"""

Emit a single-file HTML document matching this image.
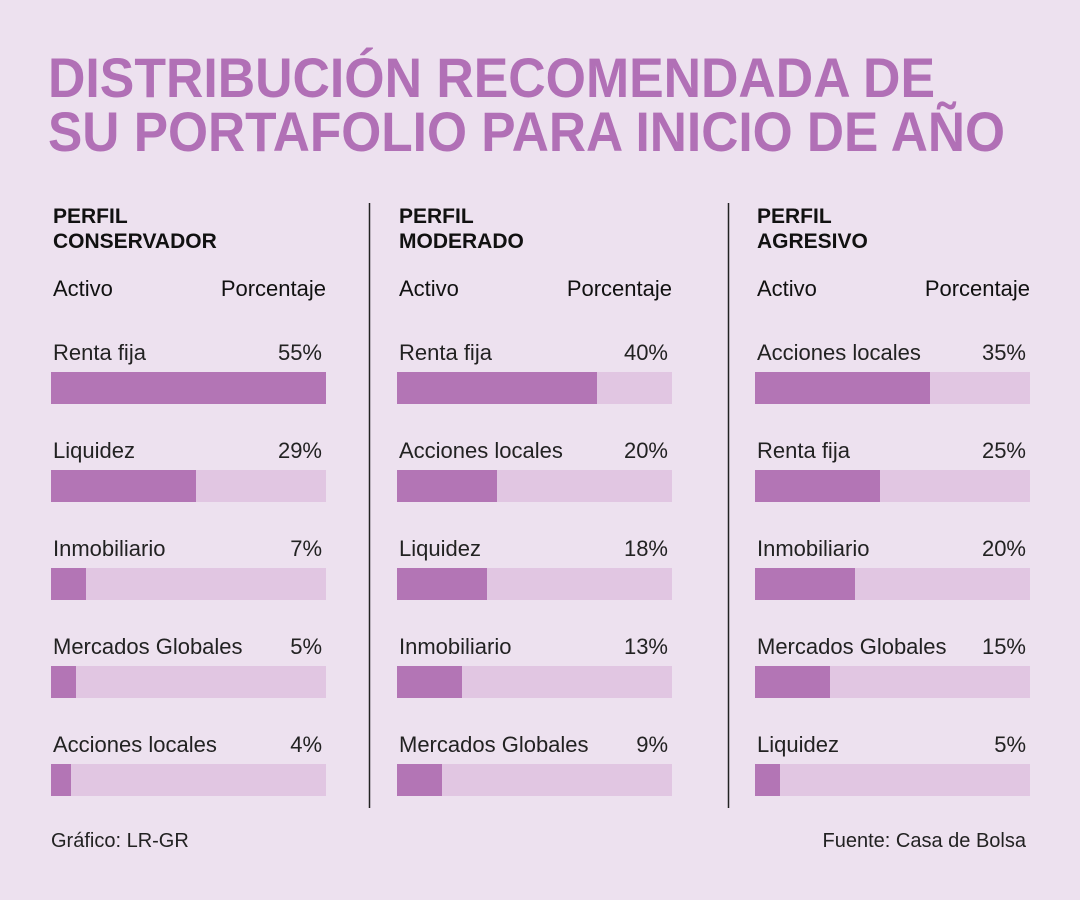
<!DOCTYPE html>
<html><head><meta charset="utf-8"><style>
html,body{margin:0;padding:0;background:#ede1ef;}
svg{display:block;font-family:"Liberation Sans",sans-serif;}
</style></head><body>
<svg id="c" width="1080" height="900" viewBox="0 0 1080 900">
<rect width="1080" height="900" fill="#ede1ef"/>
<text x="48" y="97" font-size="56" font-weight="bold" fill="#b170b6" textLength="887" lengthAdjust="spacingAndGlyphs">DISTRIBUCIÓN RECOMENDADA DE</text>
<text x="48" y="151" font-size="56" font-weight="bold" fill="#b170b6" textLength="957" lengthAdjust="spacingAndGlyphs">SU PORTAFOLIO PARA INICIO DE AÑO</text>
<line x1="369.5" y1="203" x2="369.5" y2="808" stroke="#222" stroke-width="1.5"/>
<line x1="728.5" y1="203" x2="728.5" y2="808" stroke="#222" stroke-width="1.5"/>
<text x="51" y="847" font-size="20" fill="#222">Gráfico: LR-GR</text>
<text x="1026" y="847" font-size="20" fill="#222" text-anchor="end">Fuente: Casa de Bolsa</text>
</svg>
<script>
const profiles = ["PERFIL|CONSERVADOR","PERFIL|MODERADO","PERFIL|AGRESIVO"];
const assetsConservador = ["Renta fija","Liquidez","Inmobiliario","Mercados Globales","Acciones locales"];
const valuesConservador = [55,29,7,5,4];
const assetsModerado = ["Renta fija","Acciones locales","Liquidez","Inmobiliario","Mercados Globales"];
const valuesModerado = [40,20,18,13,9];
const assetsAgresivo = ["Acciones locales","Renta fija","Inmobiliario","Mercados Globales","Liquidez"];
const valuesAgresivo = [35,25,20,15,5];
const scaleMax = 55;

const NS = "http://www.w3.org/2000/svg";
const svg = document.getElementById("c");
const colX = [51, 397, 755];
const barW = 275;
const xScale = v => v / scaleMax * barW;
function mk(tag, attrs, text){
  const e = document.createElementNS(NS, tag);
  for (const k in attrs) e.setAttribute(k, attrs[k]);
  if (text !== undefined) e.textContent = text;
  svg.appendChild(e);
  return e;
}
const allAssets = [assetsConservador, assetsModerado, assetsAgresivo];
const allValues = [valuesConservador, valuesModerado, valuesAgresivo];
profiles.forEach((p, c) => {
  const x0 = colX[c];
  const parts = p.split("|");
  let t = mk("text", {x: x0 + 2, y: 223, "font-size": 21, "font-weight": "bold", fill: "#111"}, parts[0]);
  
  
  t = mk("text", {x: x0 + 2, y: 248, "font-size": 21, "font-weight": "bold", fill: "#111"}, parts[1]);
  
  
  t = mk("text", {x: x0 + 2, y: 296, "font-size": 22, fill: "#111"}, "Activo");
  
  
  t = mk("text", {x: x0 + barW, y: 296, "font-size": 22, fill: "#111", "text-anchor": "end"}, "Porcentaje");
  
  
  allAssets[c].forEach((a, i) => {
    const y = 372 + i * 98;
    const v = allValues[c][i];
    let l = mk("text", {x: x0 + 2, y: y - 12, "font-size": 22, fill: "#222"}, a);
    
    
    l = mk("text", {x: x0 + barW - 4, y: y - 12, "font-size": 22, fill: "#222", "text-anchor": "end"}, v + "%");
    
    
    const tr = mk("rect", {x: x0, y: y, width: barW, height: 32, fill: "#e1c6e2"});
    
    
    const b = mk("rect", {x: x0, y: y, width: xScale(v), height: 32, fill: "#b375b5"});
    
    
  });
});
</script>
</body></html>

"""

TO DO:
Copy every line of the data word for word, omitting the images.

TASK SOLUTION:
Emit a single-file HTML document matching this image.
<!DOCTYPE html>
<html><head><meta charset="utf-8"><style>
html,body{margin:0;padding:0;background:#ede1ef;}
svg{display:block;font-family:"Liberation Sans",sans-serif;}
</style></head><body>
<svg id="c" width="1080" height="900" viewBox="0 0 1080 900">
<rect width="1080" height="900" fill="#ede1ef"/>
<text x="48" y="97" font-size="56" font-weight="bold" fill="#b170b6" textLength="887" lengthAdjust="spacingAndGlyphs">DISTRIBUCIÓN RECOMENDADA DE</text>
<text x="48" y="151" font-size="56" font-weight="bold" fill="#b170b6" textLength="957" lengthAdjust="spacingAndGlyphs">SU PORTAFOLIO PARA INICIO DE AÑO</text>
<line x1="369.5" y1="203" x2="369.5" y2="808" stroke="#222" stroke-width="1.5"/>
<line x1="728.5" y1="203" x2="728.5" y2="808" stroke="#222" stroke-width="1.5"/>
<text x="51" y="847" font-size="20" fill="#222">Gráfico: LR-GR</text>
<text x="1026" y="847" font-size="20" fill="#222" text-anchor="end">Fuente: Casa de Bolsa</text>
</svg>
<script>
const profiles = ["PERFIL|CONSERVADOR","PERFIL|MODERADO","PERFIL|AGRESIVO"];
const assetsConservador = ["Renta fija","Liquidez","Inmobiliario","Mercados Globales","Acciones locales"];
const valuesConservador = [55,29,7,5,4];
const assetsModerado = ["Renta fija","Acciones locales","Liquidez","Inmobiliario","Mercados Globales"];
const valuesModerado = [40,20,18,13,9];
const assetsAgresivo = ["Acciones locales","Renta fija","Inmobiliario","Mercados Globales","Liquidez"];
const valuesAgresivo = [35,25,20,15,5];
const scaleMax = 55;

const NS = "http://www.w3.org/2000/svg";
const svg = document.getElementById("c");
const colX = [51, 397, 755];
const barW = 275;
const xScale = v => v / scaleMax * barW;
function mk(tag, attrs, text){
  const e = document.createElementNS(NS, tag);
  for (const k in attrs) e.setAttribute(k, attrs[k]);
  if (text !== undefined) e.textContent = text;
  svg.appendChild(e);
  return e;
}
const allAssets = [assetsConservador, assetsModerado, assetsAgresivo];
const allValues = [valuesConservador, valuesModerado, valuesAgresivo];
profiles.forEach((p, c) => {
  const x0 = colX[c];
  const parts = p.split("|");
  let t = mk("text", {x: x0 + 2, y: 223, "font-size": 21, "font-weight": "bold", fill: "#111"}, parts[0]);
  
  
  t = mk("text", {x: x0 + 2, y: 248, "font-size": 21, "font-weight": "bold", fill: "#111"}, parts[1]);
  
  
  t = mk("text", {x: x0 + 2, y: 296, "font-size": 22, fill: "#111"}, "Activo");
  
  
  t = mk("text", {x: x0 + barW, y: 296, "font-size": 22, fill: "#111", "text-anchor": "end"}, "Porcentaje");
  
  
  allAssets[c].forEach((a, i) => {
    const y = 372 + i * 98;
    const v = allValues[c][i];
    let l = mk("text", {x: x0 + 2, y: y - 12, "font-size": 22, fill: "#222"}, a);
    
    
    l = mk("text", {x: x0 + barW - 4, y: y - 12, "font-size": 22, fill: "#222", "text-anchor": "end"}, v + "%");
    
    
    const tr = mk("rect", {x: x0, y: y, width: barW, height: 32, fill: "#e1c6e2"});
    
    
    const b = mk("rect", {x: x0, y: y, width: xScale(v), height: 32, fill: "#b375b5"});
    
    
  });
});
</script>
</body></html>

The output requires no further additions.